Cooked Chioggia beetroot is also good

My Spring Chioggia (candystripe) beetroot crop did well, but with the weather warming up it was time to pull the last of them. Because of their red and white rings I have only been using them as carpaccio, but as we had so many it was time to try them cooked.

The white and red patterns make candystripe beetroot eye-catching

The white and red patterns make candystripe beetroot eye-catching

Beetroot and carrots are two crops I had to learn to get right, but now that the soil is good for them they do well. I sow three types of beetroot, Chioggia, Detroit, and Early Wonder, and use the second two purple beets for cooking. The red and white zones of Chioggia disappear in cooking, but I read that they have a fine flavour, so gave them a try baked.

Cooked Chioggia beetroot

chioggia cooked

Cooked, Chioggia beetroot still have great colour, just no more candy stripes.

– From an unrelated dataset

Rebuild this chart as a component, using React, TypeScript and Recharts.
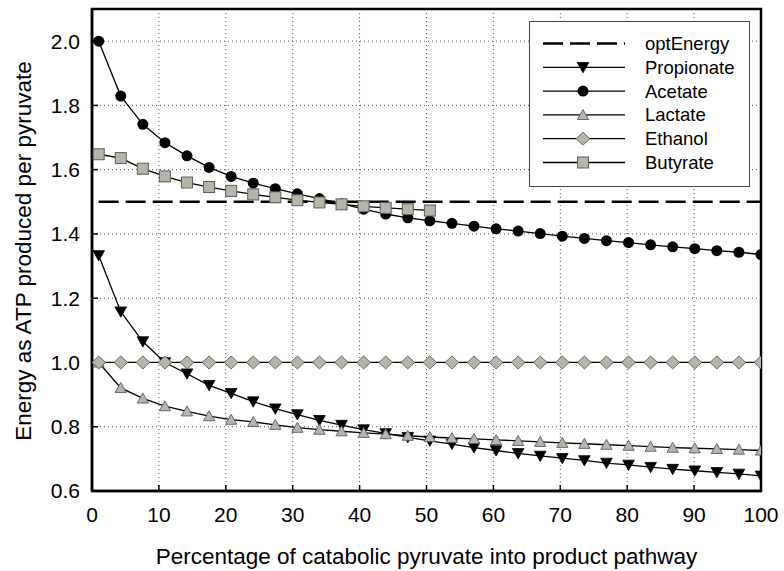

I just trimmed the tops and roots, sat them on foil, tossed some olive oil over them and sealed the foil into a packet. Then I put them in the oven with a batch of bread (240 C hot oven, falling) for an hour. When they were cool I peeled them, which needed a potato peeler by comparison with standard beetroot skin that just rubs off.

I am impressed with their colour. It’s a nice golden to orange colour, and a bit translucent. They looked great diced in a mixed vegetable ‘sauce’ over zucchini pasta. The flavour is good too. The eye might deceive the tongue in this case though; I would say the flavour is different to baked purple beets, like ‘Detroit’, but I would have to do a side-by-side tasting to evaluate that. Certainly if cooked Chioggia beets were on your plate and you didn’t know what they were, they would at least be a bit of a pleasant puzzle while you worked out their identity.

So I won’t be stuck using my Chioggias for carpaccio only in future, although it’s still the best use for their striking colour.